Mon blog de 2007, non je n’ai plus le compte e-mail qui allait avec! C’était en anglais de toute façon.J’en ai refait un récemment herbesauvage.wordpress.com
Merci pour la fable de Duhamel, auteur que je ne connaissais pas avant de te lire… J’ai beaucoup lu les articles que tu as écris et me suis sentie imprégnée par l’atmosphère de ton école-maison. J’ai tellement aimé certains d’entre eux que je les imprimés pour pouvoir les relire très loin d’un écran !
J’ai aussi appris à regarder en moi, ce que je sais déjà et ce que je dois apprendre pour le transmettre à mes enfants. On a tous en nous la force de la petite graine que nous étions au départ, il suffit juste de l’arroser avec quelques gouttes de poésie, de beauté, de simplicité.

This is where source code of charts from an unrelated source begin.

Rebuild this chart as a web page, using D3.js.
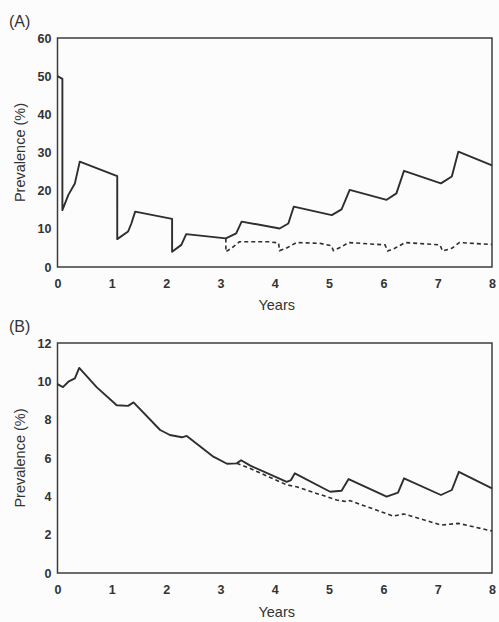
<!DOCTYPE html>
<html>
<head>
<meta charset="utf-8">
<script src="https://cdn.jsdelivr.net/npm/d3@7"></script>
<style>
  body { margin: 0; background: #fbfcfb; }
  svg text { font-family: "Liberation Sans", Arial, sans-serif; fill: #333; }
</style>
</head>
<body>
<svg id="chart" width="499" height="622"></svg>
<script>
// x ticks shared by both panels (years)
var yearTicks = [0, 1, 2, 3, 4, 5, 6, 7, 8];
var ticksA = [0, 10, 20, 30, 40, 50, 60];
var ticksB = [0, 2, 4, 6, 8, 10, 12];

// panel A, solid line  [year, prevalence %]
var aSolid = [
  [0, 50], [0.09, 49.3], [0.09, 14.9], [0.2, 18.9], [0.32, 21.9], [0.41, 27.6],
  [1.1, 23.8], [1.1, 7.3], [1.3, 9.3], [1.36, 11.4], [1.43, 14.5],
  [2.11, 12.6], [2.11, 4.0], [2.28, 5.8], [2.37, 8.6],
  [3.1, 7.5], [3.29, 8.8], [3.39, 11.9],
  [4.09, 10.1], [4.25, 11.4], [4.35, 15.8],
  [5.05, 13.6], [5.23, 15.1], [5.38, 20.2],
  [6.06, 17.6], [6.24, 19.3], [6.38, 25.2],
  [7.06, 21.9], [7.26, 23.7], [7.38, 30.2],
  [8.0, 26.6]
];
// panel A, dashed line
var aDashed = [
  [3.1, 7.5], [3.1, 4.0], [3.2, 4.9], [3.35, 6.6], [3.9, 6.6], [4.07, 6.3],
  [4.09, 4.3], [4.21, 4.9], [4.4, 6.4], [4.83, 6.2], [5.04, 5.6],
  [5.08, 4.3], [5.23, 5.3], [5.36, 6.4], [6.03, 5.8],
  [6.08, 4.2], [6.21, 4.9], [6.4, 6.4], [7.04, 5.8],
  [7.09, 4.2], [7.26, 4.9], [7.4, 6.4], [8.0, 5.9]
];
// panel B, solid line
var bSolid = [
  [0, 9.85], [0.1, 9.7], [0.2, 9.98], [0.32, 10.15], [0.4, 10.7], [0.72, 9.7],
  [1.09, 8.75], [1.3, 8.72], [1.4, 8.9], [1.89, 7.46], [2.07, 7.2], [2.29, 7.08],
  [2.38, 7.15], [2.87, 6.07], [3.12, 5.7], [3.3, 5.72], [3.38, 5.88], [3.55, 5.6],
  [4.22, 4.76], [4.3, 4.85], [4.37, 5.2], [5.02, 4.24], [5.23, 4.29], [5.36, 4.9],
  [6.06, 3.98], [6.27, 4.19], [6.38, 4.94], [7.06, 4.07], [7.26, 4.33], [7.39, 5.28],
  [8.0, 4.42]
];
// panel B, dashed line (splits off from the solid one after year 3)
var bDashed = [
  [3.3, 5.72], [3.55, 5.45], [4.22, 4.6], [4.4, 4.5], [5.14, 3.81], [5.33, 3.72],
  [5.38, 3.78], [6.18, 2.97], [6.38, 3.08], [7.07, 2.5], [7.38, 2.59], [8.0, 2.19]
];

var svg = d3.select("#chart");
var left = 57.5, right = 492;

var x = d3.scaleLinear().domain([0, 8]).range([left, right]);

function drawPanel(label, yTop, yBottom, maxY, yt, solid, dashed, labelY, titleY) {
  var y = d3.scaleLinear().domain([0, maxY]).range([yBottom, yTop]);
  var g = svg.append("g");

  var xAxis = d3.axisBottom(x).tickValues(yearTicks).tickSize(0).tickPadding(12).tickFormat(d3.format("d"));
  var yAxis = d3.axisLeft(y).tickValues(yt).tickSize(0).tickPadding(6).tickFormat(d3.format("d"));

  g.append("g").attr("transform", "translate(0," + yBottom + ")").call(xAxis)
    .call(a => a.select(".domain").remove())
    .selectAll("text").style("font-size", "12.5px").style("font-weight", "bold").attr("fill", "#3a3a3a");
  g.append("g").attr("transform", "translate(" + left + ",0)").call(yAxis)
    .call(a => a.select(".domain").remove())
    .selectAll("text").style("font-size", "12.5px").style("font-weight", "bold").attr("fill", "#3a3a3a");

  // frame
  g.append("rect")
    .attr("x", left).attr("y", yTop)
    .attr("width", right - left).attr("height", yBottom - yTop)
    .attr("fill", "none").attr("stroke", "#3c3c3c").attr("stroke-width", 1.5);

  var line = d3.line().x(d => x(d[0])).y(d => y(d[1]));

  g.append("path").datum(solid)
    .attr("d", line).attr("fill", "none")
    .attr("stroke", "#2e2e2e").attr("stroke-width", 1.9).attr("stroke-linejoin", "round");
  g.append("path").datum(dashed)
    .attr("d", line).attr("fill", "none")
    .attr("stroke", "#2e2e2e").attr("stroke-width", 1.6).attr("stroke-dasharray", "4,3");

  // labels
  g.append("text").attr("x", 9).attr("y", labelY).text(label)
    .style("font-size", "16px");
  g.append("text").attr("x", (left + right) / 2 + 2).attr("y", titleY).text("Years")
    .attr("text-anchor", "middle").style("font-size", "14.5px");
  g.append("text")
    .attr("transform", "translate(25," + ((yTop + yBottom) / 2) + ") rotate(-90)")
    .attr("text-anchor", "middle").text("Prevalence (%)")
    .style("font-size", "14.5px");
}

drawPanel("(A)", 38, 267, 60, ticksA, aSolid, aDashed, 27, 310);
drawPanel("(B)", 343, 573, 12, ticksB, bSolid, bDashed, 332, 617);
</script>
</body>
</html>
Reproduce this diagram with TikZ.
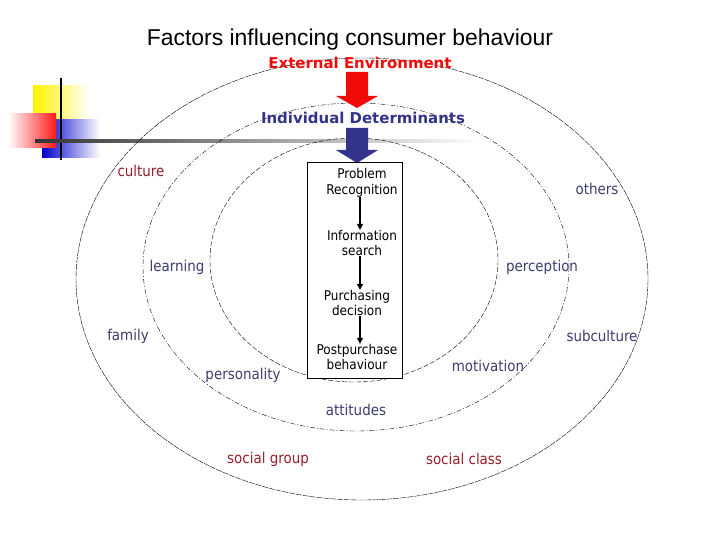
\documentclass[tikz,border=0pt]{standalone}
\usepackage{fontspec}
\setmainfont{DejaVu Sans}
\newfontfamily\titlefont{Liberation Sans}
\newfontfamily\condfont{DejaVu Sans Condensed}
\usetikzlibrary{arrows.meta,calc}
\definecolor{navy}{RGB}{51,51,140}
\definecolor{lab}{RGB}{60,60,110}
\definecolor{darkred}{RGB}{150,30,40}
\definecolor{ared}{RGB}{240,10,10}
\tikzset{
 lbl/.style={text=lab,font=\condfont\fontsize{15}{17}\selectfont,inner sep=0},
 stage/.style={font=\condfont\fontsize{13.5}{15.5}\selectfont,align=center,inner sep=0},
 flow/.style={-{Triangle[length=6,width=6]},line width=1.4}
}
\begin{document}
\begin{tikzpicture}[x=1bp,y=-1bp]
\useasboundingbox (0,0) rectangle (720,540);
% decoration
\shade[left color=yellow!90!orange,right color=white] (33,86) rectangle (90,122);
\shade[left color=blue!80!black,right color=white] (42,120) rectangle (100,158);
\shade[left color=white,right color=red!90] (8,114) rectangle (56,148);
\draw[line width=2] (61,78) -- (61,160);
\shade[left color=black!80,right color=white] (35,139.5) rectangle (480,142.5);
% ellipses
\draw[thin,dash pattern=on 6pt off 1pt] (362,279) ellipse [x radius=286,y radius=221];
\draw[thin,dash pattern=on 5pt off 2pt on 1pt off 2pt] (356,267) ellipse [x radius=213,y radius=164];
\draw[thin,dash pattern=on 5pt off 2pt] (354,260) ellipse [x radius=144,y radius=122];
% title
\node[font=\titlefont\fontsize{23}{26}\selectfont] (title) at (350,40) {Factors influencing consumer behaviour};
\node[text=ared,font=\bfseries\fontsize{15}{18}\selectfont] (ext) at (360,63) {External Environment};
\node[text=navy,font=\bfseries\fontsize{15}{18}\selectfont] (ind) at (363,118) {Individual Determinants};
\coordinate (ra) at (357,72);
\fill[ared] (ra) ++(-11,0) -- ++(22,0) -- ++(0,24) -- ++(10,0) -- (357,108) -- (336,96) -- ++(10,0) -- cycle;
\coordinate (ba) at (357,128);
\fill[navy] (ba) ++(-11,0) -- ++(22,0) -- ++(0,22) -- ++(10,0) -- (357,163) -- (336,150) -- ++(10,0) -- cycle;
% box
\draw[fill=white] (307,162) rectangle (402,378);
\node[stage] (s1) at (362,183) {Problem\\Recognition};
\node[stage] (s2) at (362,243) {Information\\search};
\node[stage] (s3) at (357,303) {Purchasing\\decision};
\node[stage] (s4) at (357,357) {Postpurchase\\behaviour};
\draw[flow] (s1.south -| 360,0) -- (s2.north -| 360,0);
\draw[flow] (s2.south -| 360,0) -- (s3.north -| 360,0);
\draw[flow] (s3.south -| 360,0) -- (s4.north -| 360,0);
% labels
\node[lbl,text=darkred] (culture) at (141,171) {culture};
\node[lbl] (others) at (597,189) {others};
\node[lbl] (learning) at (177,267) {learning};
\node[lbl] (perception) at (542,267) {perception};
\node[lbl] (family) at (128,336) {family};
\node[lbl] (subculture) at (602,336) {subculture};
\node[lbl] (personality) at (243,375) {personality};
\node[lbl] (motivation) at (488,366) {motivation};
\node[lbl] (attitudes) at (356,410) {attitudes};
\node[lbl,text=darkred] (sg) at (268,459) {social group};
\node[lbl,text=darkred] (sc) at (464,459) {social class};
\end{tikzpicture}
\end{document}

Merci pour ton blog, longue vie a grandir près du châtaignier !
Quand on écrit un blog, on ne sait pas qui nous lira..Si c’est une petite souris comme moi, elle ne laissera que peu ou pas de commentaire par manque de confiance en elle et pour ne pas « déranger » mais ce soir j’ai osé…
Merci Amélie d’avoir osé. ces petits mots gentils sont un vrai baume! Je réponds un peu tard mais je suis de retour maintenant …
Je viens de regarder la première vidéo, JE SUIS INDIGNÉE ! C’est accablant et en meme temps, je viens d’avoir un électrochoc, je ne peux plus me taire…
Oui, c’est sidérant! Et la deuxième vidéo nous permet de comprendre comment on en est arrivé là….
Celà faisait quelques temps que je n’étais pas passée et vlan, je découvre un bon article qui vous caractérise si bien. Merci.
Je partage vos opinions ( c’est une des raisons qui fait que j’apprécie tant votre prose ) les transmissions des valeurs sont tellement importantes. Sur ce, je vais aller aider ma fille à étendre le linge, autre petite chose de la vie courante importante à partager.